The present invention relates to a conically scanning antenna system for tracking radars.
A tracking radar measures the co-ordinates of a target and provides data which can be used to determine the trajectory of the target and to predict its future position. To make such a prediction, a wide variety of data available from a radar can be used such as range, elevation angle, azimuth, or Doppler frequency. This means that any radar may prima facie be considered a tracking radar as soon as the output information which it provides is processed in a suitable manner. However, a tracking radar is distinguished from other radars by the way in which the angular tracking of the target is performed, and the object of this angular tracking is to define an error which indicates the angular divergence between the axis of the antenna (known as the boresight axis) and the direction in which the target lies, this error signal being fed to servo-mechanisms designed to realign the antenna axis with the direction of the target. Among methods which have become conventional for producing such an error signal, we may mention sequential lobing, conical scanning, and the monopulse method.
The antenna system according to our invention relies on the second method, i.e. that of conical scanning, whose principles will now be reviewed. In a conical-scanning system, the antenna is provided with a centrally symmetrical paraboloidal or reflector lens which is illuminated by a primary feed whose phase center describes about the boresight axis of the system a circle of predetermined radius lying in the focal plane. In such an antenna, the radiation pattern is no longer centered on the boresight axis but rotates in space in such a way that the direction of maximum radiation traces out a cone whose half apex angle is termed the squint angle of the antenna.
The amplitude of the signal provided by the antenna is thus modulated at the frequency of rotation of the radiation pattern and the depth of modulation is a function of the angle of the target relative to the axis of rotation. The modulation signal extracted from the echo signal is used in servomechanisms to slave the position of the antenna to the target.
Because of the central symmetry of the focusing system, the beams radiated by the antenna all overlap on the boresight axis and in general the level of overlap is such as to be of an optimum value which represents a compromise between the initial inclination, determining the aiming accuracy, and the range of the radar.
In a conventional, conically scanning antenna the radiation pattern is the same at transmission and reception and this provides an opportunity, by analyzing the transmission pattern, of finding the frequency of rotation of the pattern, which can be utilized for interference purposes.
There are applications where it must be made impossible for the frequency of rotation of the radiation pattern of a conically scanning antenna to be detected in this way.
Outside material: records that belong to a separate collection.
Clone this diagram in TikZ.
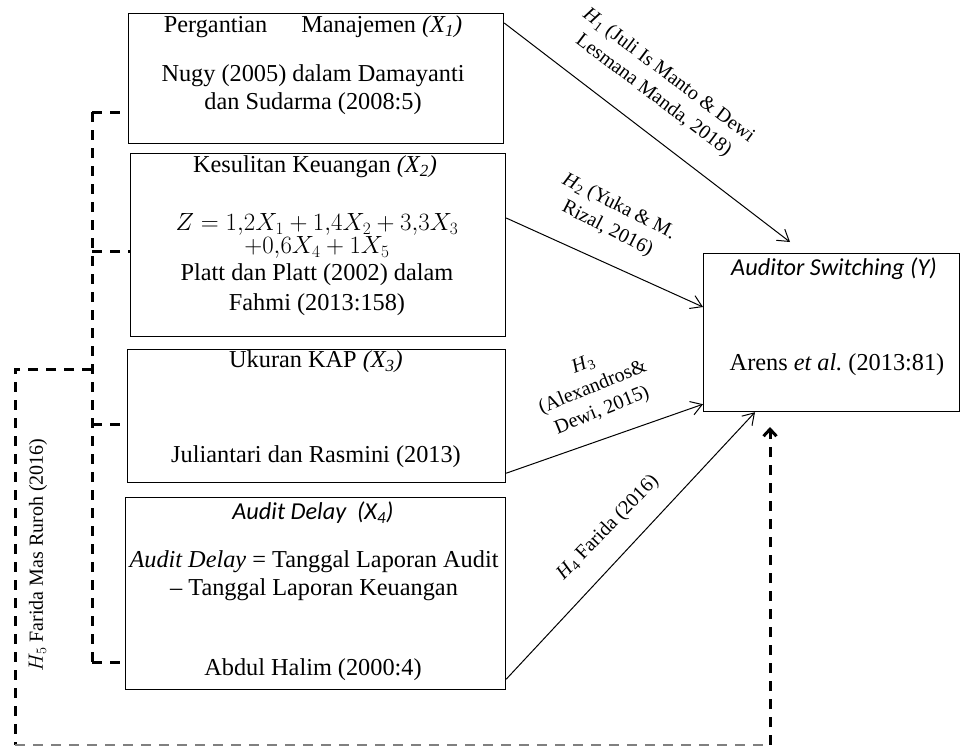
\documentclass[tikz,border=0pt]{standalone}
\usepackage{fontspec}
\setmainfont{Liberation Serif}
\newfontfamily\carl{Carlito}
\usetikzlibrary{arrows.meta}
\begin{document}
\begin{tikzpicture}[x=1pt,y=-1pt,
  box/.style={draw, line width=1.2pt, inner sep=0pt, anchor=north west},
  txt/.style={font=\fontsize{24.3}{28}\selectfont, align=center, inner sep=0pt},
  sanstxt/.style={font=\fontsize{24.3}{28}\selectfont\carl\itshape, align=center, inner sep=0pt},
  lbl/.style={font=\fontsize{20}{25}\selectfont, align=center, inner sep=0pt},
  arr/.style={-{Straight Barb[length=11pt,width=14pt]}, line width=1pt},
  dsh/.style={line width=3pt, dash pattern=on 10pt off 8pt}]
\useasboundingbox (0,0) rectangle (960,748);

% boxes
\node[box, minimum width=375pt, minimum height=130pt] (b1) at (128,13) {};
\node[box, minimum width=375pt, minimum height=183pt] (b2) at (130,153) {};
\node[box, minimum width=378pt, minimum height=133pt] (b3) at (127,349) {};
\node[box, minimum width=380pt, minimum height=192pt] (b4) at (125,497) {};
\node[box, minimum width=256pt, minimum height=158pt] (y) at (703,253) {};

% box texts
\node[txt] (b1t) at (313,27) {Pergantian\hspace{34pt}Manajemen \textit{(X\textsubscript{1})}};
\node[txt] (b1s) at (313,90) {Nugy (2005) dalam Damayanti\\dan Sudarma (2008:5)};

\node[txt] (b2t) at (315,167) {Kesulitan Keuangan \textit{(X\textsubscript{2})}};
\node[txt, font=\fontsize{24.3}{23}\selectfont] (b2f) at (317,236) {$Z = 1{,}2X_1 + 1{,}4X_2 + 3{,}3X_3$\\$+0{,}6X_4 + 1X_5$};
\node[txt, font=\fontsize{24.3}{30}\selectfont] (b2s) at (317,290) {Platt dan Platt (2002) dalam\\Fahmi (2013:158)};

\node[txt] (b3t) at (316,362) {Ukuran KAP \textit{(X\textsubscript{3})}};
\node[txt] (b3s) at (316,457) {Juliantari dan Rasmini (2013)};

\node[sanstxt] (b4t) at (313,513) {Audit Delay\ \ (X\textsubscript{4})};
\node[txt] (b4f) at (314,576) {\textit{Audit Delay} = Tanggal Laporan Audit\\– Tanggal Laporan Keuangan};
\node[txt] (b4s) at (313,670) {Abdul Halim (2000:4)};

\node[sanstxt] (yt) at (834,269) {Auditor Switching (Y)};
\node[txt] (ys) at (837,365) {Arens \textit{et al.}\ (2013:81)};

% arrows
\coordinate (t1) at (790,242);
\draw[arr] ([yshift=-10pt]b1.north east) -- (t1);
\draw[arr] ([yshift=-65pt]b2.north east) -- ([yshift=-54pt]y.north west);
\draw[arr] ([yshift=10pt]b3.south east) -- ([yshift=8pt]y.south west);
\draw[arr] ([yshift=11pt]b4.south east) -- ([xshift=52pt]y.south west);

% labels
\node[lbl, rotate=-37] (l1) at (661,86) {\textit{H}\textsubscript{1} (Juli Is Manto \& Dewi\\Lesmana Manda, 2018)};
\node[lbl, rotate=-27] (l2) at (613,218) {\textit{H}\textsubscript{2} (Yuka \& M.\\Rizal, 2016)};
\node[lbl, rotate=22] (l3) at (593,388) {\textit{H}\textsubscript{3}\\(Alexandros\&\\Dewi, 2015)};
\node[lbl, rotate=46] (l4) at (608,528) {\textit{H}\textsubscript{4} Farida (2016)};
\node[lbl, rotate=90] (l5) at (38,555) {$H_5$ Farida Mas Ruroh (2016)};

% dashed connectors
\coordinate (v1) at (92,112);
\coordinate (v2) at (92,251);
\coordinate (v3) at (92,424);
\coordinate (v4) at (92,662);
\draw[dsh] (v1) -- (v4);
\draw[dsh] (v1) -- (b1.west |- v1);
\draw[dsh] (v2) -- (b2.west |- v2);
\draw[dsh] (v3) -- (b3.west |- v3);
\draw[dsh] (v4) -- (b4.west |- v4);

\coordinate (o1) at (92,369);
\coordinate (o2) at (15,369);
\coordinate (o3) at (15,745);
\coordinate (o4) at (770,745);
\coordinate (o5) at (770,427);
\draw[dsh] (o1) -- (o2) -- (o3);
\draw[dsh, gray, line width=1.8pt] (o3) -- (o4);
\draw[dsh, -{Straight Barb[length=7pt,width=13pt]}] (o4) -- (o5);
\end{tikzpicture}
\end{document}
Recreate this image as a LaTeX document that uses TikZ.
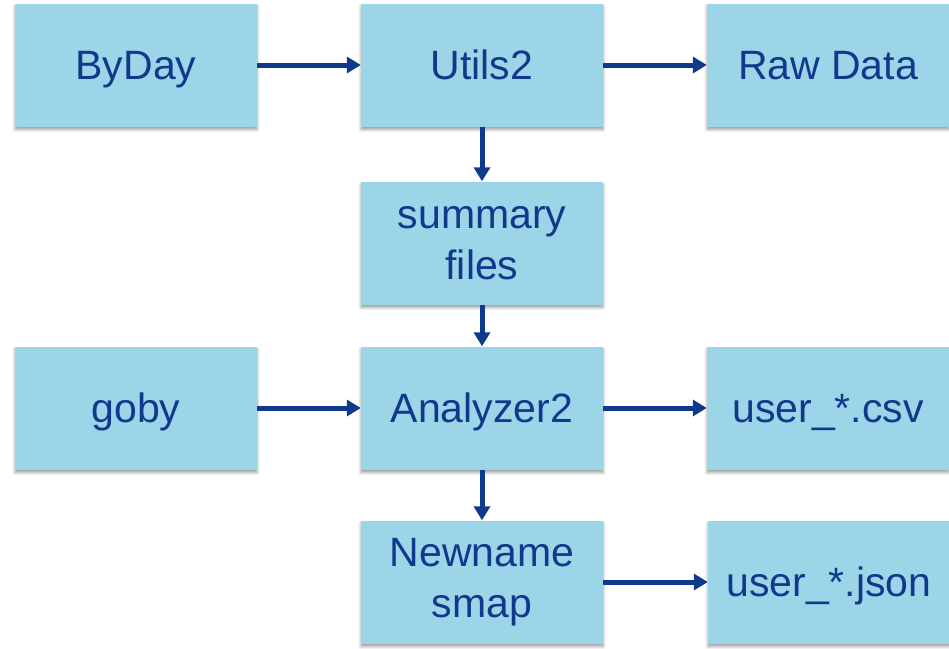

It has already been proposed to transmit outgoing waves with a radiation pattern centered on the axis of the antenna and to receive incoming waves, reflected by outlying targets, with a conically scanning radiation pattern. An arrangement based on this principle has a primary feed of the monopulse type which feeds signals to a sum channel and two difference channels, one for elevation and the other for azimuth. The sum channel is combined with the difference channels and the conical scanning pattern is obtained, at reception, by means of a rotating variable phase shifter, which causes a phase variation between the sum and difference signals. The radiation pattern so obtained is eccentric and rotates at the speed of the phase shifter. This system provides a single-channel receiver which is not, however, proof against errors in determining angles due to fluctuations in the amplitude of the echo. What is more, the resulting equipment is relatively complicated and thus expensive.